Saturday, October 24, 2015

A Strange Title

The Stranger by Albert Camus is proving to be a captivating and thought provoking book. It centers around the events leading up to and after Mersault’s murder of an unnamed Arab. I am really enjoying this book and I find it the most accessible novel we have read so far this semester.

The one thing I don’t understand about this book is the title. Why is it called The Stranger? Who is the stranger? As of page 99 out of 123 (80% of the book) I have no idea why this book is titled The Stranger. In The Mezzanine, Mrs. Dalloway, and The Metamorphosis the title had a clear connection to the novel.

Am I’m missing something? Perhaps I don’t yet understand the title because its reasoning is revealed later in the book.  As I continue to read The Stranger, my curiosity only grows about the meaning behind the title. I have resisted the urge to visit Wikipedia and have come up with a few hypotheses about the significance of the title.

1.         It could refer to the Arabs in the novel. They are never personally named and appear in the novel to be one indistinguishable friend group that just shows up. We never learn anything about them except for the fact that the sister of one of them was Raymond’s mistress. In that sense, to the reader, the Arabs are almost complete strangers.

2.          This hypothesis is a spin off of the previous one, but instead of the Arabs being strangers to us, the Arab who Mersault murders was a stranger to him.

3.         Could the term “stranger” refer not to an unknown person, but to one who is strange? Mersault and Raymond and Salamano all have major issues and are very strange. Mersault is especially strange in the way he goes along with Raymond even when it is not ethical, has no sense of self preservation and in the way he reacts to his mother’s death.

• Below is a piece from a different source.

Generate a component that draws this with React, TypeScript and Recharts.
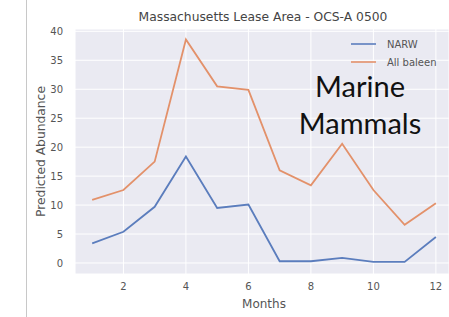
import { LineChart, Line, XAxis, YAxis, CartesianGrid } from 'recharts'

const months = [1, 2, 3, 4, 5, 6, 7, 8, 9, 10, 11, 12]
const narw = [3.4, 5.4, 9.7, 18.4, 9.5, 10.1, 0.3, 0.3, 0.9, 0.2, 0.2, 4.5]
const allBaleen = [10.9, 12.6, 17.5, 38.6, 30.5, 29.9, 16.0, 13.4, 20.6, 12.6, 6.6, 10.3]
const xTicks = [2, 4, 6, 8, 10, 12]
const yTicks = [0, 5, 10, 15, 20, 25, 30, 35, 40]

const BLUE = '#5b7dbd'
const ORANGE = '#e3916a'
const FONT = 'DejaVu Sans, sans-serif'

const data = months.map((m, i) => ({ month: m, narw: narw[i], baleen: allBaleen[i] }))

function LegendBox() {
  const items = [
    { name: 'NARW', color: BLUE },
    { name: 'All baleen', color: ORANGE },
  ]
  return (
    <div style={{ position: 'absolute', left: 351, top: 35, fontFamily: FONT, fontSize: 10, color: '#555' }}>
      {items.map((it) => (
        <div key={it.name} style={{ display: 'flex', alignItems: 'center', height: 18 }}>
          <div style={{ width: 25, height: 2, background: it.color, opacity: 0.8, marginRight: 11 }} />
          <span>{it.name}</span>
        </div>
      ))}
    </div>
  )
}

export default function App() {
  return (
    <div style={{ position: 'absolute', left: 0, top: 0, width: 449, height: 317, background: '#fff', overflow: 'hidden' }}>
      <div style={{ position: 'absolute', left: 26, top: 0, width: 1, height: 317, background: '#c8c8c8' }} />
      <LineChart width={449} height={317} data={data} margin={{ top: 29, right: 0, bottom: 13, left: 0 }}>
        <CartesianGrid stroke="#ffffff" strokeWidth={1} fill="#eaeaf2" />
        <XAxis
          dataKey="month"
          type="number"
          domain={[0.45, 12.42]}
          ticks={xTicks}
          allowDataOverflow
          height={30}
          axisLine={false}
          tickLine={false}
          tickSize={0}
          tickMargin={9}
          tick={{ fill: '#555', fontSize: 10, fontFamily: FONT }}
        />
        <YAxis
          type="number"
          domain={[-1.9, 40.4]}
          ticks={yTicks}
          allowDataOverflow
          width={75}
          axisLine={false}
          tickLine={false}
          tickSize={0}
          tickMargin={12}
          tick={{ fill: '#555', fontSize: 10, fontFamily: FONT }}
          label={{ value: 'Predicted Abundance', angle: -90, position: 'insideLeft', offset: 41, fill: '#555', fontSize: 12.3, fontFamily: FONT, style: { textAnchor: 'middle' } }}
        />
        <Line dataKey="narw" stroke={BLUE} strokeWidth={1.8} dot={false} isAnimationActive={false} />
        <Line dataKey="baleen" stroke={ORANGE} strokeWidth={1.8} dot={false} isAnimationActive={false} />
      </LineChart>
      <LegendBox />
      <div style={{ position: 'absolute', left: 63, width: 400, top: 10, textAlign: 'center', fontFamily: FONT, fontSize: 12.3, color: '#444', whiteSpace: 'nowrap' }}>
        Massachusetts Lease Area - OCS-A 0500
      </div>
      <div style={{ position: 'absolute', left: 214, width: 100, top: 297, textAlign: 'center', fontFamily: FONT, fontSize: 12, color: '#555' }}>
        Months
      </div>
      <div style={{ position: 'absolute', left: 290, width: 140, top: 67, textAlign: 'center', fontFamily: 'Lato, sans-serif', fontSize: 29, lineHeight: '37px', color: '#111' }}>
        Marine
        <br />
        Mammals
      </div>
    </div>
  )
}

4.         The title could be a reflection of Albert Camus’s intrigue with the absurd. The absurd is the idea that everything in the meaning only has meaning because we give it meaning. That said, maybe Camus is trying to say we are all strangers until we meet and give meaning to our interactions. I think this one is a little far fetched, but it could be a possibility.


These are just a few ideas that have been floating around in my mind as to why The Stranger is titled The Stranger. Hopefully as we finish up the book, we’ll get a clear answer and the title will make perfect sense.

Thursday, October 15, 2015

Bad Parenting

Are Mr. and Mrs. Samsa good parents? While having a child mysteriously turn into a bug overnight is a tricky situation for any parent, I feel as if the Samsa’s could have handled Gregor’s situation better. They don’t give him the food he needs, totally isolate him from his humanity and pelt apples at him. Until he dies.


This is Maslow’s hierarchy of needs. Maslow was a psychologist in the 1940’s. According to all the needs humans need, Gregor is missing a lot. Gregor has bad health, no job, no property, no caring family or social stability, no friends, no sense of connection… the list goes on. As a bug, Gregor meets six to eight (depending on how you qualify his experiences) out of twenty-five needs on the table. When I looked at this chart and compared it with Gregor, I realized how miserable his buggy life was.

Upon reading the end of The Metamorphosis, it seemed as if the Samsa family moved on from Gregor’s death so quickly. They seemed almost relieved Gregor was not a nuisance in their life anymore and immediately started thinking of a marriage for Grete. It makes me wonder what sort of a relationship they had with Gregor before he died. I do not think their familial bonds were very strong. I feel as if they only really cared about Gregor when he could work and provide for them. I would enjoy reading a prequel or a sequel to The Metamorphosis to learn about what life was like before Gregor became a bug and what the Samsa’s did after his death.